There are four primary rules you should abide by for traveling successfully in the face of foreign travel language barriers:

One: The travel industry is there for a reason; use that to your benefit. All major tourist destinations run on... that's right, tourism. Lodging, Transportation, Food, and all other enterprises required for travel are going to know/provide enough English to sell you their service.

Two: Know enough to survive: Think about the words and phrases you NEED to know. Look them up. I recommend memorizing a few basics: *Do you speak English? *Where is the bathroom? *Thank you *You're welcome *Where is the_____(i.e. Colosseum)? Just a few phrases can get you around a country with ease, particularly a polite request to speak English.

Three: A little help, and effort, goes a long way. I recommend learning a few extra words in the native language; buying a phrase book becomes awfully helpful in a restaurant or marketplace. Locals, with little exception, appreciate when tourists put forth the effort to speak in their language. They will probably end up speaking English to you for ease of the transaction, but it will likely be much more pleasant if you give it a go (al least at first).

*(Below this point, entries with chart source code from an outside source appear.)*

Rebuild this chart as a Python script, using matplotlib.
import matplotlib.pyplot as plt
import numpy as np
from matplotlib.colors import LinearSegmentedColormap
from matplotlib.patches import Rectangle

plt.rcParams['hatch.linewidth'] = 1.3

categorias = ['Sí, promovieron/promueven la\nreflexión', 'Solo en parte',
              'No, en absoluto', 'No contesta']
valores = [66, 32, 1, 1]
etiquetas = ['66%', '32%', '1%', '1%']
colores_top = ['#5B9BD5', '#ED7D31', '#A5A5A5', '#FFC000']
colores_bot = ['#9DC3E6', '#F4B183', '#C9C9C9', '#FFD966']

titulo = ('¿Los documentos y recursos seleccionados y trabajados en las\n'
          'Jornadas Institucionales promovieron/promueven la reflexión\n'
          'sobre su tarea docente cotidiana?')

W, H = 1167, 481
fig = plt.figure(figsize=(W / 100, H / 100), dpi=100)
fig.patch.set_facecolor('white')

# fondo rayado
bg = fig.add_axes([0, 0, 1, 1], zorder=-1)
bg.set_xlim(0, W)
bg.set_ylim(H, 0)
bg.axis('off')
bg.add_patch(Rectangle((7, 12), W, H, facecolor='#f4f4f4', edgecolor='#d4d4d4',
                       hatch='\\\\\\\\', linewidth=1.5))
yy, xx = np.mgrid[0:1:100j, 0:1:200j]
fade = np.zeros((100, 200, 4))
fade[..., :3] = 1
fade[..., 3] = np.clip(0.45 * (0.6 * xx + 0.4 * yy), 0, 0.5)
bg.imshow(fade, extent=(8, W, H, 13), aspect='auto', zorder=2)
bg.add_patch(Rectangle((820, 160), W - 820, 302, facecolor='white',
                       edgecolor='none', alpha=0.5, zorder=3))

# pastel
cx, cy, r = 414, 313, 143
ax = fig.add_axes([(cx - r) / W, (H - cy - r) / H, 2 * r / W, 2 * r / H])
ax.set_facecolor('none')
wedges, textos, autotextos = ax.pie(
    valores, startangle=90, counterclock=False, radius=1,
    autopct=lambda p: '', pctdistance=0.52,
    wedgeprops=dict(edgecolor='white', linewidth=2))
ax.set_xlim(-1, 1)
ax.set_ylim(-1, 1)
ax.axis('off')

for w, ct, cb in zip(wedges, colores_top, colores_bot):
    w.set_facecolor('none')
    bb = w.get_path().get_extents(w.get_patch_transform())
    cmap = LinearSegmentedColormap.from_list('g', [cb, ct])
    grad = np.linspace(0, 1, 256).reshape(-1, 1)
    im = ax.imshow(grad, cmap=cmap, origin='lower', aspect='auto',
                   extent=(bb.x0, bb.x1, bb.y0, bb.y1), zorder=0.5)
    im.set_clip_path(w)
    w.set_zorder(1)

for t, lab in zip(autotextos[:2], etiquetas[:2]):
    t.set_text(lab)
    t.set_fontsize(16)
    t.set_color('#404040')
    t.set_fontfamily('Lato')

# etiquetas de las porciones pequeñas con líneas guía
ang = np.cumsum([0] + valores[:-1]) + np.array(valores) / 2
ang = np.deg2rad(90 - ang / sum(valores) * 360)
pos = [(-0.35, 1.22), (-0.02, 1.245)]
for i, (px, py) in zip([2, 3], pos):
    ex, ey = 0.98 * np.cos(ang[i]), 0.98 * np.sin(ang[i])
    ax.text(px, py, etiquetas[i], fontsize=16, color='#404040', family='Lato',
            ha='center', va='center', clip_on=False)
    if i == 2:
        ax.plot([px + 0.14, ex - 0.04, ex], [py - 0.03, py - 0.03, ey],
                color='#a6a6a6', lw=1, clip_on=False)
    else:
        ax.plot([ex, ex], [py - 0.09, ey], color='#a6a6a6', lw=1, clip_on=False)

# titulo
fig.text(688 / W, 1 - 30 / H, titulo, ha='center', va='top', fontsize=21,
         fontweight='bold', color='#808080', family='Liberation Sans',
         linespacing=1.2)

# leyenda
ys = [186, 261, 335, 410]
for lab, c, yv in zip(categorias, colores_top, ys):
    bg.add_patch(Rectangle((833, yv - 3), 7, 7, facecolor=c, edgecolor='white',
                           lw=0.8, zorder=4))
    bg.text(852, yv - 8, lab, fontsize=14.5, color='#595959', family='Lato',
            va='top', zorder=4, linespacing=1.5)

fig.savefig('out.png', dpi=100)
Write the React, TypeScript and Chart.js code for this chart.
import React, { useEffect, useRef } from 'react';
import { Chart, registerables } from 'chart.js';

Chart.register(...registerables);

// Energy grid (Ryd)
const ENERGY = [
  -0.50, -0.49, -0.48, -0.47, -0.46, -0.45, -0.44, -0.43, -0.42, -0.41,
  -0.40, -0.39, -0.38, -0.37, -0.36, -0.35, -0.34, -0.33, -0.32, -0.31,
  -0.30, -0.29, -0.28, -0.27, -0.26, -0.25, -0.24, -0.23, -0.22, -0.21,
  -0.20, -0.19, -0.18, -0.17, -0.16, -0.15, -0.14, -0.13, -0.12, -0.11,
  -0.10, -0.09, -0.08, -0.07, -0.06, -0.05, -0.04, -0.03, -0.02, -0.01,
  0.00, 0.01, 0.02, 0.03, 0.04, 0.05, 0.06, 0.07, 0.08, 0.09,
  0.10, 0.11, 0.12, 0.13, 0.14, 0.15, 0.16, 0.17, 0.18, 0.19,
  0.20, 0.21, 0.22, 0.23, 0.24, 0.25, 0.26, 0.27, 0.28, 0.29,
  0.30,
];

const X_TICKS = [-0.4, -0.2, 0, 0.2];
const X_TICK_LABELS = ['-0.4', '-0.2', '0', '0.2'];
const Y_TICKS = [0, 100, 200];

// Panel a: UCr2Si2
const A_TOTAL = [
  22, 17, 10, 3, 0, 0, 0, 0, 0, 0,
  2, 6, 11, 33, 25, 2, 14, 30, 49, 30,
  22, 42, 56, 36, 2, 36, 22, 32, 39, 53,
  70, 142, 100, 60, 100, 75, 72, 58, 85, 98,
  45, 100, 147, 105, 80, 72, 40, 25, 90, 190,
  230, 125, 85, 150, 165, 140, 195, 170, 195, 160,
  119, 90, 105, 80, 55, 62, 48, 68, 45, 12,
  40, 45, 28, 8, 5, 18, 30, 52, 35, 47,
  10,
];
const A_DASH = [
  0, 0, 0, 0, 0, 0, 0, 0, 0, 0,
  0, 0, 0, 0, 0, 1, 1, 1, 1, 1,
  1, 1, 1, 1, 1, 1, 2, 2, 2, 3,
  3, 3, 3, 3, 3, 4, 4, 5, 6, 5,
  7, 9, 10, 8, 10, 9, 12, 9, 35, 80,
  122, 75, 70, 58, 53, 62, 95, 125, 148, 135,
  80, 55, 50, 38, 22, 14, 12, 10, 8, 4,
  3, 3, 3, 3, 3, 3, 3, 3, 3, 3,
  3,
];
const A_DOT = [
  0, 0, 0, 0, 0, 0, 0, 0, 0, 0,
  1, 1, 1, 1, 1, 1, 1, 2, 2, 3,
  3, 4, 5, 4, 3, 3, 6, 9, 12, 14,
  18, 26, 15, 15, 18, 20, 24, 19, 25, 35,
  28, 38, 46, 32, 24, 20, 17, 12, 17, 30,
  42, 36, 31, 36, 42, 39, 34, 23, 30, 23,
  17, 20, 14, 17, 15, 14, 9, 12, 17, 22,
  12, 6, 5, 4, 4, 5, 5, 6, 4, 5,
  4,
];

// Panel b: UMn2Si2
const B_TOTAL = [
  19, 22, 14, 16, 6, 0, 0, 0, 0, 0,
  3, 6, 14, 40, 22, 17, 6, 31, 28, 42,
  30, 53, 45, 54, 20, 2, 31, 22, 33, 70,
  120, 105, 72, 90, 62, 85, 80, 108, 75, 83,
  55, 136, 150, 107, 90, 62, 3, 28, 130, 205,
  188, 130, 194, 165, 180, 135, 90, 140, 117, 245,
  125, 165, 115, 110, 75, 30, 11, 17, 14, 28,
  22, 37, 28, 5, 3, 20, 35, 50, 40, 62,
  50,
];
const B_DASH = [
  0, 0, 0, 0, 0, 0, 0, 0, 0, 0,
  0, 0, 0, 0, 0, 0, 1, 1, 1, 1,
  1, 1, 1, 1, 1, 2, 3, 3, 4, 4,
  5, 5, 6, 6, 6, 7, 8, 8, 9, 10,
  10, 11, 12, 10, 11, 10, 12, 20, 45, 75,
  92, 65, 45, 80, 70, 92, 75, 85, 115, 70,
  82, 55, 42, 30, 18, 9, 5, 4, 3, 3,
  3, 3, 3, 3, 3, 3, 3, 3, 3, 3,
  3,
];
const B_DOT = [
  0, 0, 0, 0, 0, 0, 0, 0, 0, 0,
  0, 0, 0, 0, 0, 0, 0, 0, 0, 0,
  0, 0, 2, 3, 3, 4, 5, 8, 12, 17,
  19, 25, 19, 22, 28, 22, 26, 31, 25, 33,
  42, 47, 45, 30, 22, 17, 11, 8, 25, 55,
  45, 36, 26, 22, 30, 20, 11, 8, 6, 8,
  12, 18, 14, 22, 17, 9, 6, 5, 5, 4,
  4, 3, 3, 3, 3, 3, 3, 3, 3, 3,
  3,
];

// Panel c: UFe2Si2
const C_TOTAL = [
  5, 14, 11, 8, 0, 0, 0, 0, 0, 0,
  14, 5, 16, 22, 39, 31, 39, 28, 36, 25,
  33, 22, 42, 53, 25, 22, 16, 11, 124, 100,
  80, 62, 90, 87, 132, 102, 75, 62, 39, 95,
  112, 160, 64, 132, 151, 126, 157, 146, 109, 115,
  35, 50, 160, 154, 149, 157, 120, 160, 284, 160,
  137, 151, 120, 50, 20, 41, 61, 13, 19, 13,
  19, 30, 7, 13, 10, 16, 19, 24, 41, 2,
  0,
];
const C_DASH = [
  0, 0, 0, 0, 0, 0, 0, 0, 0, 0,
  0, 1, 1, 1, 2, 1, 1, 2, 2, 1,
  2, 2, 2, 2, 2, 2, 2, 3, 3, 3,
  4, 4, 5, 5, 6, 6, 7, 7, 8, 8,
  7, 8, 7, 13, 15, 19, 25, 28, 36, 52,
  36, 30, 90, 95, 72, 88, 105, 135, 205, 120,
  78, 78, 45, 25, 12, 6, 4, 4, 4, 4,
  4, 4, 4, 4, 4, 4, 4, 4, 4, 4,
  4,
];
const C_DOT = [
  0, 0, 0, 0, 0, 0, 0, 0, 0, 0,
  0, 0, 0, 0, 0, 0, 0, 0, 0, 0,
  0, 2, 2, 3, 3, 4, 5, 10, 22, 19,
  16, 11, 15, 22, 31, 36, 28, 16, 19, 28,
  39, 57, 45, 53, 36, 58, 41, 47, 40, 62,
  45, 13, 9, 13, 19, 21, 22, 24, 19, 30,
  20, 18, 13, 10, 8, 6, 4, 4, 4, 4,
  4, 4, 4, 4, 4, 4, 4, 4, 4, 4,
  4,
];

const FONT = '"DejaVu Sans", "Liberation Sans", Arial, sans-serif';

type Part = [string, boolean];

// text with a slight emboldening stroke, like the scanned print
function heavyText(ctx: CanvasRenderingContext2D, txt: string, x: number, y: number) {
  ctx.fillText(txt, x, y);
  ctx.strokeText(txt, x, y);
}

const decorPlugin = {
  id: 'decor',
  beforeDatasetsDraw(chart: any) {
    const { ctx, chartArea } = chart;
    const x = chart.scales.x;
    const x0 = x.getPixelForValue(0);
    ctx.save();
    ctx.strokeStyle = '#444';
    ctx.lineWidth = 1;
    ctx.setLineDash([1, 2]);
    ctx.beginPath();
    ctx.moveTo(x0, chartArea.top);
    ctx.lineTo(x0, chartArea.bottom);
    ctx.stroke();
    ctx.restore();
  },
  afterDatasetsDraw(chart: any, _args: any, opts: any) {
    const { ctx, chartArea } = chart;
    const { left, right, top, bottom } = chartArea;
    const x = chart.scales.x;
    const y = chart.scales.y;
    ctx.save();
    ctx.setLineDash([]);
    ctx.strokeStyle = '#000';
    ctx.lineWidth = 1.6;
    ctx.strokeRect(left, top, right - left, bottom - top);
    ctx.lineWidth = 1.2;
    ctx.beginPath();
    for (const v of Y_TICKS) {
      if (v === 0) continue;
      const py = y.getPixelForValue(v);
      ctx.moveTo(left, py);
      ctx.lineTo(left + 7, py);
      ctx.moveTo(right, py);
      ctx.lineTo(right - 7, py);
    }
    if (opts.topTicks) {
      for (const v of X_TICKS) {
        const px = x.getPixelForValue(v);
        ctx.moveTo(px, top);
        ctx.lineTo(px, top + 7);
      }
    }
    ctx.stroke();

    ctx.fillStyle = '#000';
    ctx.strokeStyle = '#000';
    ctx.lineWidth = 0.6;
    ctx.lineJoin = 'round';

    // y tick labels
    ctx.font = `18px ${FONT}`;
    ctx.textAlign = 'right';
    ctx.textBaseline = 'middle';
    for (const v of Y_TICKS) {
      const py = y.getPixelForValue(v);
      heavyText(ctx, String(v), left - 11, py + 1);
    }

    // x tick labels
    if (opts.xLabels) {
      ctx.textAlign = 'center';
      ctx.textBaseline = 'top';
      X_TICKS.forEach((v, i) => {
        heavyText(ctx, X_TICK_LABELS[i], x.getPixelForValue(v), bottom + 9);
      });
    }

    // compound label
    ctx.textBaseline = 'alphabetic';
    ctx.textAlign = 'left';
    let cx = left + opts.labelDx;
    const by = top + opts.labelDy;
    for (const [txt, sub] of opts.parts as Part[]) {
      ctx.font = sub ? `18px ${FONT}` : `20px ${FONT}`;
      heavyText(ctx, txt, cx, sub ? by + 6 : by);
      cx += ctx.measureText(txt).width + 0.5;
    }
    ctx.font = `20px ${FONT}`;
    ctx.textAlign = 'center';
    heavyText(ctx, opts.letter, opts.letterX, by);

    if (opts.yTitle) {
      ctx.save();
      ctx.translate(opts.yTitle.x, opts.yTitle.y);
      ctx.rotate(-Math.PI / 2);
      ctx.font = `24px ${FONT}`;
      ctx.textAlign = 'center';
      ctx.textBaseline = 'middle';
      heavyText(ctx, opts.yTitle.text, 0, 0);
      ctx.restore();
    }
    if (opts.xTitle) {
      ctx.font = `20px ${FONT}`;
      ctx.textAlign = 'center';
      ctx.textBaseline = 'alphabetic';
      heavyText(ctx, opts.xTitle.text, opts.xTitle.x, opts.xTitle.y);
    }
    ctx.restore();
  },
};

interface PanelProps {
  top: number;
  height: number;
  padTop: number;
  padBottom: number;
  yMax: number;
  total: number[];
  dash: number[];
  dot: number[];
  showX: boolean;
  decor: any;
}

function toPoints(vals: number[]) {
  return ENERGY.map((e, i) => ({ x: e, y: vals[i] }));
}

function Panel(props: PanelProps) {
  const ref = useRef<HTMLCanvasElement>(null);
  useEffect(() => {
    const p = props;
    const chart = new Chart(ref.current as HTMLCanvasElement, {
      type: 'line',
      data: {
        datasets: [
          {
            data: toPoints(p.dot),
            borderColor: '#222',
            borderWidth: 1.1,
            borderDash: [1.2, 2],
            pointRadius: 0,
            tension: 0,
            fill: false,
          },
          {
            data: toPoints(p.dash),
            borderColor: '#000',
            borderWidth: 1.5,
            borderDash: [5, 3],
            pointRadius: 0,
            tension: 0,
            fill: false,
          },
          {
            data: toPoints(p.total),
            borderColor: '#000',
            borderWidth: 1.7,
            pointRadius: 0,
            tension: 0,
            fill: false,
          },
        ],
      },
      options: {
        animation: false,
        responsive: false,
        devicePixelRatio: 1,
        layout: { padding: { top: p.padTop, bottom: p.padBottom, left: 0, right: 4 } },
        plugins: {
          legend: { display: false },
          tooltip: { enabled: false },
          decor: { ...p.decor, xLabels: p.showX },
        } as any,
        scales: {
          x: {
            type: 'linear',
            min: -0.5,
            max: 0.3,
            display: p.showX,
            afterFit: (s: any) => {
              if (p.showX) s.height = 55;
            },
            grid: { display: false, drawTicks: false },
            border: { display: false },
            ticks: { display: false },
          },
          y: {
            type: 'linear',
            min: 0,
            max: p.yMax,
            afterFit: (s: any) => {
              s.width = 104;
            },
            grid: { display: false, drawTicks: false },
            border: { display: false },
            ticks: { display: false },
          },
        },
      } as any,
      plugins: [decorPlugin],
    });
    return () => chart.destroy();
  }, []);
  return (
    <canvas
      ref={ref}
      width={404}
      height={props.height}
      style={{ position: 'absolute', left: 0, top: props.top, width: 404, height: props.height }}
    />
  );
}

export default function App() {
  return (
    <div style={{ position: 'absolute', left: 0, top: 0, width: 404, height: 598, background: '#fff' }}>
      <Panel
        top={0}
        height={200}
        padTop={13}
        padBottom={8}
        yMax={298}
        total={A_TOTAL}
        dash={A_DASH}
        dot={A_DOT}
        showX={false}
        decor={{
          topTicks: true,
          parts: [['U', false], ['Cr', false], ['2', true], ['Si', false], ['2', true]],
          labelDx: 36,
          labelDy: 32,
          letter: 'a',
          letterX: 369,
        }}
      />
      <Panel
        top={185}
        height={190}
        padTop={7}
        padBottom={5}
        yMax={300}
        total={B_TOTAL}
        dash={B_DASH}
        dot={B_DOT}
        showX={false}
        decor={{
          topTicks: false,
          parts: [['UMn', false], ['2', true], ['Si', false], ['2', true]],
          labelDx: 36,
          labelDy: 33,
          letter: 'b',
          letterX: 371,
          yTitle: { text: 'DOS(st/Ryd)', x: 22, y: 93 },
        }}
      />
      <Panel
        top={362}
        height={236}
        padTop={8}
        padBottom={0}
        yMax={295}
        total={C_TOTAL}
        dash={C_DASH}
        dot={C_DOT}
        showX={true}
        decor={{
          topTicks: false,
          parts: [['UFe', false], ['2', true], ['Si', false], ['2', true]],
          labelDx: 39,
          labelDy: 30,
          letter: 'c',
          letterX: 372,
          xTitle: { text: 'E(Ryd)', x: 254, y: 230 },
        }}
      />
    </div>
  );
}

Four: Be kind, be gracious, don't be an "Ugly American". This supersedes all travel tips you will ever receive.

When you are frustrated, lost, or there turns out to have been a miscommunication in your travel plans, DO NOT take it out on the messenger, the attendant, the waiter, or the receptionist. Not only will this be unwarranted, but you will likely find yourself very unhappy with the outcome. Remember, the rest of the world does not necessarily operate on "the customer is always right" philosophy. Be civil when unanticipated difficulties arise.

When you are operating day-to-day on your trip, do your best to be genuine and kind to those you interact with. Talk with locals. Many are eager to try their English skills out on you. I enjoyed my first German Bratwurst in a small, vineyard town called Freinsheim while talking to a kind older gentleman, who was excited to speak English once again. You can meet the most lovely people by simply being friendly.

Overall, it is far easier to navigate your way around foreign travel language barriers then to avoid them. A little always goes a long way. The key to successful foreign communication is effort and kindness. Whether your travel plans lead you to a major city or remote village, these characteristics always translate.